§ **DO THIS**: The listing below begins with the first line you should copy; stop after the line containing "-- ++(20,0) |- (enh.west);", and drop every picture.

§ **DATASET EXCERPT**:
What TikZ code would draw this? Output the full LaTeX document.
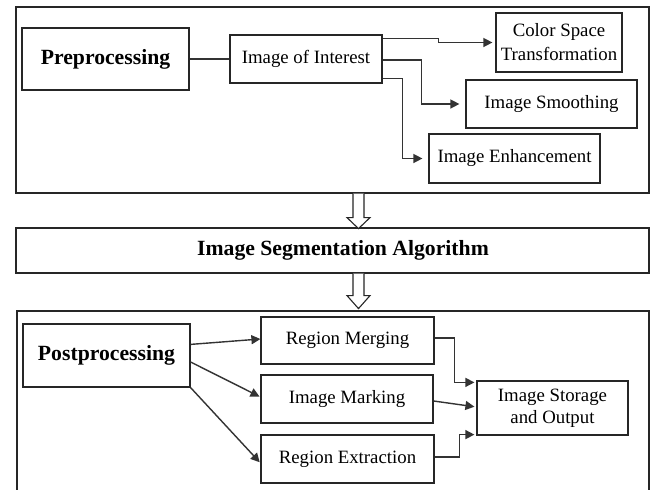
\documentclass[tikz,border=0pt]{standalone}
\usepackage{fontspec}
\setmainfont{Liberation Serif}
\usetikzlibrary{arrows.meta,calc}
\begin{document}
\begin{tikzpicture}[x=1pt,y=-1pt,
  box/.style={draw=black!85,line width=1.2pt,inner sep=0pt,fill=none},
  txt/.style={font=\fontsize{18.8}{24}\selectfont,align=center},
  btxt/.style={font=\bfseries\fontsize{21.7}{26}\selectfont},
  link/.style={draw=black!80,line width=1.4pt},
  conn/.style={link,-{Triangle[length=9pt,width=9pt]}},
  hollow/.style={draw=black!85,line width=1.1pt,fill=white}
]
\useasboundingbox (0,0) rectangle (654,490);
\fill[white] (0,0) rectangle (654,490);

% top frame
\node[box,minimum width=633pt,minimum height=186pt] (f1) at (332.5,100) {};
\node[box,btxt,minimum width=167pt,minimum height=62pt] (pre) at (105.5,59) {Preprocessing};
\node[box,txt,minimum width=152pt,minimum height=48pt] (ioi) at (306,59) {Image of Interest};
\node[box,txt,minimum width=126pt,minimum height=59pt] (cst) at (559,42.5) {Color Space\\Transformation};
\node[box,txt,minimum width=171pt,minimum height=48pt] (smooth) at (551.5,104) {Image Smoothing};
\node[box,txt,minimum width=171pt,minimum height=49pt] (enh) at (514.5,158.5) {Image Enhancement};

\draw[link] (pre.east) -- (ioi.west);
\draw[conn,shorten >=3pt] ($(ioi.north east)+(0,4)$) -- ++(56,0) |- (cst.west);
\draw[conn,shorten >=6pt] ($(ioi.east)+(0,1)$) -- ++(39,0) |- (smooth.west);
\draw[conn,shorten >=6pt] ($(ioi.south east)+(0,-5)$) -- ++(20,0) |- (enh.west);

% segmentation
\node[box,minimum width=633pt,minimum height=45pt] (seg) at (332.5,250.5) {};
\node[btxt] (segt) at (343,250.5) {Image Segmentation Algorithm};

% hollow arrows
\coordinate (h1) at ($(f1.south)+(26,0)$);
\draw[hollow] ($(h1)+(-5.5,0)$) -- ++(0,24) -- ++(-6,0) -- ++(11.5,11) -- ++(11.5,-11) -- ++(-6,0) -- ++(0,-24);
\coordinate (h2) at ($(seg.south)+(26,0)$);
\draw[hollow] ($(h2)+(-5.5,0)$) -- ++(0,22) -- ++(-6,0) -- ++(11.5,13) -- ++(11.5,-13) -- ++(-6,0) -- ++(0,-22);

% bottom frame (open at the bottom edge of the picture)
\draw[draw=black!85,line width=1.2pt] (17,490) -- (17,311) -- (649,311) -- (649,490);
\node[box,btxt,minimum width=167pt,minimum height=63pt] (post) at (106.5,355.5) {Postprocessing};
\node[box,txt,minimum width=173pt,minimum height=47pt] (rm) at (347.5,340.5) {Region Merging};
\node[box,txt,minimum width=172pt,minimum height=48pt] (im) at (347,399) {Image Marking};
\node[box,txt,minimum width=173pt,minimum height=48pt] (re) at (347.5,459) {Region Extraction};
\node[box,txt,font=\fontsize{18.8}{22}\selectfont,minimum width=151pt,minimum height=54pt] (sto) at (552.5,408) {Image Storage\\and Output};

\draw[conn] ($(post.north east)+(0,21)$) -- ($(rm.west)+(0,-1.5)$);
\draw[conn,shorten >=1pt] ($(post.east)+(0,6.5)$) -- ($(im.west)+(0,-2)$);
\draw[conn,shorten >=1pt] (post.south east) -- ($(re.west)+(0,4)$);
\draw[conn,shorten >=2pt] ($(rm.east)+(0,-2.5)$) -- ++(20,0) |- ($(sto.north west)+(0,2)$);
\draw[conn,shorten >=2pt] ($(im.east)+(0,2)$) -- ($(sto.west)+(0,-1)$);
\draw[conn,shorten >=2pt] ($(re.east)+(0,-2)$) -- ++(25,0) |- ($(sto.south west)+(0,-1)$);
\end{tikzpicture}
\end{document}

§ **EXERCISE OUTPUT**:
What TikZ code would draw this? Output the full LaTeX document.
\documentclass[tikz,border=0pt]{standalone}
\usepackage{fontspec}
\setmainfont{Liberation Serif}
\usetikzlibrary{arrows.meta,calc}
\begin{document}
\begin{tikzpicture}[x=1pt,y=-1pt,
  box/.style={draw=black!85,line width=1.2pt,inner sep=0pt,fill=none},
  txt/.style={font=\fontsize{18.8}{24}\selectfont,align=center},
  btxt/.style={font=\bfseries\fontsize{21.7}{26}\selectfont},
  link/.style={draw=black!80,line width=1.4pt},
  conn/.style={link,-{Triangle[length=9pt,width=9pt]}},
  hollow/.style={draw=black!85,line width=1.1pt,fill=white}
]
\useasboundingbox (0,0) rectangle (654,490);
\fill[white] (0,0) rectangle (654,490);

% top frame
\node[box,minimum width=633pt,minimum height=186pt] (f1) at (332.5,100) {};
\node[box,btxt,minimum width=167pt,minimum height=62pt] (pre) at (105.5,59) {Preprocessing};
\node[box,txt,minimum width=152pt,minimum height=48pt] (ioi) at (306,59) {Image of Interest};
\node[box,txt,minimum width=126pt,minimum height=59pt] (cst) at (559,42.5) {Color Space\\Transformation};
\node[box,txt,minimum width=171pt,minimum height=48pt] (smooth) at (551.5,104) {Image Smoothing};
\node[box,txt,minimum width=171pt,minimum height=49pt] (enh) at (514.5,158.5) {Image Enhancement};

\draw[link] (pre.east) -- (ioi.west);
\draw[conn,shorten >=3pt] ($(ioi.north east)+(0,4)$) -- ++(56,0) |- (cst.west);
\draw[conn,shorten >=6pt] ($(ioi.east)+(0,1)$) -- ++(39,0) |- (smooth.west);
\draw[conn,shorten >=6pt] ($(ioi.south east)+(0,-5)$) -- ++(20,0) |- (enh.west);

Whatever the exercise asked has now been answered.